### WHAT THE TASK ASKS
Transcribe the lines below verbatim, skipping the images.

### PROVIDED MATERIAL
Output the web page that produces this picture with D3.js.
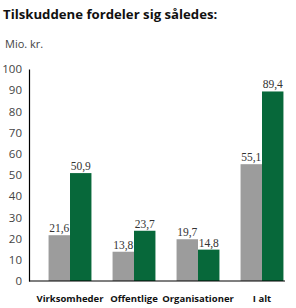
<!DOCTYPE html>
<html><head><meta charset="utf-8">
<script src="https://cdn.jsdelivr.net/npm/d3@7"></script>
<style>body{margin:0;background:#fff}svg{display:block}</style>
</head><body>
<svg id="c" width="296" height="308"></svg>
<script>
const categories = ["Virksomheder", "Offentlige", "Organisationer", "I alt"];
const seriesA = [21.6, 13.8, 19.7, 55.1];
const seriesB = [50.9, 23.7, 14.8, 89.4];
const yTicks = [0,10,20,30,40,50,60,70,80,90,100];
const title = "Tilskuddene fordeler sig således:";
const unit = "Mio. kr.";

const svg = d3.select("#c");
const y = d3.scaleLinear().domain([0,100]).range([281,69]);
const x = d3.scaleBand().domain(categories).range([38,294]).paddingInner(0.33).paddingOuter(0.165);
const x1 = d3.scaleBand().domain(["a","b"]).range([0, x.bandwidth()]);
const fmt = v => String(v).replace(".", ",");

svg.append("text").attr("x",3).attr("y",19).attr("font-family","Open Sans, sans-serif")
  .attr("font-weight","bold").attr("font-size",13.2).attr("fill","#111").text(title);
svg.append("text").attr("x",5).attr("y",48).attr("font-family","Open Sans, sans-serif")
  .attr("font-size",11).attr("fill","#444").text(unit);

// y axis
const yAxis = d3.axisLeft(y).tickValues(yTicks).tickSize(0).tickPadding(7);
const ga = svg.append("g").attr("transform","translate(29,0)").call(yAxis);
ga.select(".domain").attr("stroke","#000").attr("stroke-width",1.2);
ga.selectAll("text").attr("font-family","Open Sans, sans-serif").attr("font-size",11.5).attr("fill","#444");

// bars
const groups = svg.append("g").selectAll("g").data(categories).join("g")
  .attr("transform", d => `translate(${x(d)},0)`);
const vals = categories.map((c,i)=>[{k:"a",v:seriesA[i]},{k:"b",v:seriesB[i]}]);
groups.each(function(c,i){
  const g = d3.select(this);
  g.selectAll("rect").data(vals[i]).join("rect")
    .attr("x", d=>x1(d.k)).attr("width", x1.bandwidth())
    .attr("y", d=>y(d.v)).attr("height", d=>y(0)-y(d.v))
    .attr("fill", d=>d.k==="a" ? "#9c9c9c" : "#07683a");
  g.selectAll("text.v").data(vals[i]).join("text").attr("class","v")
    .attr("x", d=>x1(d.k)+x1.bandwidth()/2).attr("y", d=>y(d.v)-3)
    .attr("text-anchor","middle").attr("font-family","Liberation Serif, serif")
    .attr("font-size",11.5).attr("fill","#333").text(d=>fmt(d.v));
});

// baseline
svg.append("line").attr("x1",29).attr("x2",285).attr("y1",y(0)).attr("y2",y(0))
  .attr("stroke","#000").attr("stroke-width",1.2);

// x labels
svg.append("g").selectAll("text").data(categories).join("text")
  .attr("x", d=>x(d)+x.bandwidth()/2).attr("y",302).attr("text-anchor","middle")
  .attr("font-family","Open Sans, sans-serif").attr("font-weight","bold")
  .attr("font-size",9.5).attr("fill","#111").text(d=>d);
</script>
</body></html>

### SOLUTION
Output the web page that produces this picture with D3.js.
<!DOCTYPE html>
<html><head><meta charset="utf-8">
<script src="https://cdn.jsdelivr.net/npm/d3@7"></script>
<style>body{margin:0;background:#fff}svg{display:block}</style>
</head><body>
<svg id="c" width="296" height="308"></svg>
<script>
const categories = ["Virksomheder", "Offentlige", "Organisationer", "I alt"];
const seriesA = [21.6, 13.8, 19.7, 55.1];
const seriesB = [50.9, 23.7, 14.8, 89.4];
const yTicks = [0,10,20,30,40,50,60,70,80,90,100];
const title = "Tilskuddene fordeler sig således:";
const unit = "Mio. kr.";

const svg = d3.select("#c");
const y = d3.scaleLinear().domain([0,100]).range([281,69]);
const x = d3.scaleBand().domain(categories).range([38,294]).paddingInner(0.33).paddingOuter(0.165);
const x1 = d3.scaleBand().domain(["a","b"]).range([0, x.bandwidth()]);
const fmt = v => String(v).replace(".", ",");

svg.append("text").attr("x",3).attr("y",19).attr("font-family","Open Sans, sans-serif")
  .attr("font-weight","bold").attr("font-size",13.2).attr("fill","#111").text(title);
svg.append("text").attr("x",5).attr("y",48).attr("font-family","Open Sans, sans-serif")
  .attr("font-size",11).attr("fill","#444").text(unit);

// y axis
const yAxis = d3.axisLeft(y).tickValues(yTicks).tickSize(0).tickPadding(7);
const ga = svg.append("g").attr("transform","translate(29,0)").call(yAxis);
ga.select(".domain").attr("stroke","#000").attr("stroke-width",1.2);
ga.selectAll("text").attr("font-family","Open Sans, sans-serif").attr("font-size",11.5).attr("fill","#444");

// bars
const groups = svg.append("g").selectAll("g").data(categories).join("g")
  .attr("transform", d => `translate(${x(d)},0)`);
const vals = categories.map((c,i)=>[{k:"a",v:seriesA[i]},{k:"b",v:seriesB[i]}]);
groups.each(function(c,i){
  const g = d3.select(this);
  g.selectAll("rect").data(vals[i]).join("rect")
    .attr("x", d=>x1(d.k)).attr("width", x1.bandwidth())
    .attr("y", d=>y(d.v)).attr("height", d=>y(0)-y(d.v))
    .attr("fill", d=>d.k==="a" ? "#9c9c9c" : "#07683a");
  g.selectAll("text.v").data(vals[i]).join("text").attr("class","v")
    .attr("x", d=>x1(d.k)+x1.bandwidth()/2).attr("y", d=>y(d.v)-3)
    .attr("text-anchor","middle").attr("font-family","Liberation Serif, serif")
    .attr("font-size",11.5).attr("fill","#333").text(d=>fmt(d.v));
});

// baseline
svg.append("line").attr("x1",29).attr("x2",285).attr("y1",y(0)).attr("y2",y(0))
  .attr("stroke","#000").attr("stroke-width",1.2);

// x labels
svg.append("g").selectAll("text").data(categories).join("text")
  .attr("x", d=>x(d)+x.bandwidth()/2).attr("y",302).attr("text-anchor","middle")
  .attr("font-family","Open Sans, sans-serif").attr("font-weight","bold")
  .attr("font-size",9.5).attr("fill","#111").text(d=>d);
</script>
</body></html>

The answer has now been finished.